Uno sguardo inedito, scomodo e affascinante sulla Resistenza italiana
Gianfranco De Bosio e Luigi Squarzina, protagonisti del teatro italiano del Novecento, rinunciano alle facili celebrazioni e scavano nella Storia con un rigore espressivo unico
Gian Maria Volonté in un’altra grande interpretazione che sfida l’ovvio, affiancato da una giovanissima Raffaella Carrà
Opera scomoda, per molti motivi. E affascinante, per le stesse ragioni. Il terrorista può essere definito un film sulla Resistenza, non fosse che si ostina a sfuggire a qualsiasi definizione netta. La Resistenza mostrata nel film rifugge da qualsiasi tentazione epica, retorica, facilmente celebrativa: la ribellione contro il nazifascismo non ci è mostrata come un movimento compatto, ma come un terreno di tensione tra guerriglia anarchica e calcolo politico. Le azioni partigiane si svolgono sullo sfondo della Venezia repubblichina occupata dai fascisti (pagina molto poco frequentata dal cinema italiano), ricostruita in modo da restituire un clima grigio e soffocante. La lotta contro la dittatura assume una forma inedita, attraversata da una costante messa in discussione del pensiero unico e sospinta verso terreni inattesi da una messa in scena che evidenzia un rigore espressivo raro. Gianfranco De Bosio (ex partigiano) è uno dei nomi più prestigiosi del teatro italiano, prestato raramente al cinema (questo è il suo debutto dietro alla macchina da presa). Sceneggia con lui Luigi Squarzina, altro protagonista indiscusso del teatro del Novecento. Accanto a Gian Maria Volonté, come sempre perfettamente in grado di sfidare l’ovvio, troviamo Raffaella Carrà, fresca diplomata del Centro Sperimentale di Cinematografia.
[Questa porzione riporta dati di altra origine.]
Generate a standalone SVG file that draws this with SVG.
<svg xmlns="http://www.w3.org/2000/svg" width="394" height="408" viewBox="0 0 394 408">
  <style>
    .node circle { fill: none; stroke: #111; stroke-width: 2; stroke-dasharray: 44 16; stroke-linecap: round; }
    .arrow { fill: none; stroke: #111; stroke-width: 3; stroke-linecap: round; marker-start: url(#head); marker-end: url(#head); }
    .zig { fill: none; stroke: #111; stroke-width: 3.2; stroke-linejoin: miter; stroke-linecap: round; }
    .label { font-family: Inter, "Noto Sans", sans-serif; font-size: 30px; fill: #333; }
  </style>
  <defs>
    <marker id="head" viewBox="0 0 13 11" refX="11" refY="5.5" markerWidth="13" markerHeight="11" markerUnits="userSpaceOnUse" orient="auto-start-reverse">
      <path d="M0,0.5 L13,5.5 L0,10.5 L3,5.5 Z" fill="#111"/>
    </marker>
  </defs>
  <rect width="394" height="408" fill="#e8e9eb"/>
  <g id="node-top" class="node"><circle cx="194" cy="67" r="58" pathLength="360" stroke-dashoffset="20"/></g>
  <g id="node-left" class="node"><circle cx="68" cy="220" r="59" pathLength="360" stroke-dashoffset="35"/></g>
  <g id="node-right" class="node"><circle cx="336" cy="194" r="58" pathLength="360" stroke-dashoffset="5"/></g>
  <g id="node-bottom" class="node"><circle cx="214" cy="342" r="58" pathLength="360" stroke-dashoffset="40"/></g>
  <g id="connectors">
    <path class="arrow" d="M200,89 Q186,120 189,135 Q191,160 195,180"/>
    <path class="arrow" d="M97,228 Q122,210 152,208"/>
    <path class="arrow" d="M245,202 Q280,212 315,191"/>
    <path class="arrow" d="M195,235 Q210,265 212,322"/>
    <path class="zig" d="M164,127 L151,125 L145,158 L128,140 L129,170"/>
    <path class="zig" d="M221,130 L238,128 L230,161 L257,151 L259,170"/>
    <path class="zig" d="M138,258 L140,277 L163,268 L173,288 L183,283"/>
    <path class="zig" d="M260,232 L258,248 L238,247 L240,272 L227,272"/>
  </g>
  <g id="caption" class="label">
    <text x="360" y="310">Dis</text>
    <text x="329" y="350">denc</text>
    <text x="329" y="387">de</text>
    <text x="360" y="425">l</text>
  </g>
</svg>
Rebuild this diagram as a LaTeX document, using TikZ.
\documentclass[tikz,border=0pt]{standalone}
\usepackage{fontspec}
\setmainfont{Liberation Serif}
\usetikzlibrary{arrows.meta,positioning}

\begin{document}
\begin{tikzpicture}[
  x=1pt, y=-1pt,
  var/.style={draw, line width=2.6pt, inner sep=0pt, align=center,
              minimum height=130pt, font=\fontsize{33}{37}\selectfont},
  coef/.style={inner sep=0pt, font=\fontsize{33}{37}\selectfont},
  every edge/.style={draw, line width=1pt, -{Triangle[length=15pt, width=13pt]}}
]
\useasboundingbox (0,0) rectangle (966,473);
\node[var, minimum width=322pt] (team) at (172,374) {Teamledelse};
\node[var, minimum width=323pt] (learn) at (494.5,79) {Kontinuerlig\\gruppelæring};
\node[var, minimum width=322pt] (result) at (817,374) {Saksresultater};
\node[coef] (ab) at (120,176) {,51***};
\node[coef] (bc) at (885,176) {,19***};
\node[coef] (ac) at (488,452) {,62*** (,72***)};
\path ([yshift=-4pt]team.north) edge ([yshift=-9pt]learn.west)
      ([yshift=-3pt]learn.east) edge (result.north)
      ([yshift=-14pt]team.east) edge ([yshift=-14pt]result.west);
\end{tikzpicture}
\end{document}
1943. Nella Venezia occupata dai nazifascisti, l’ingegner Renato Braschi fonda un gruppo partigiano che si fa notare per una serie di azioni dimostrative che generano forti critiche in seno al Comitato di Liberazione Nazionale. La squadra deve essere smembrata per evitare che la lotta sfugga alle strategie dettate dall’alto.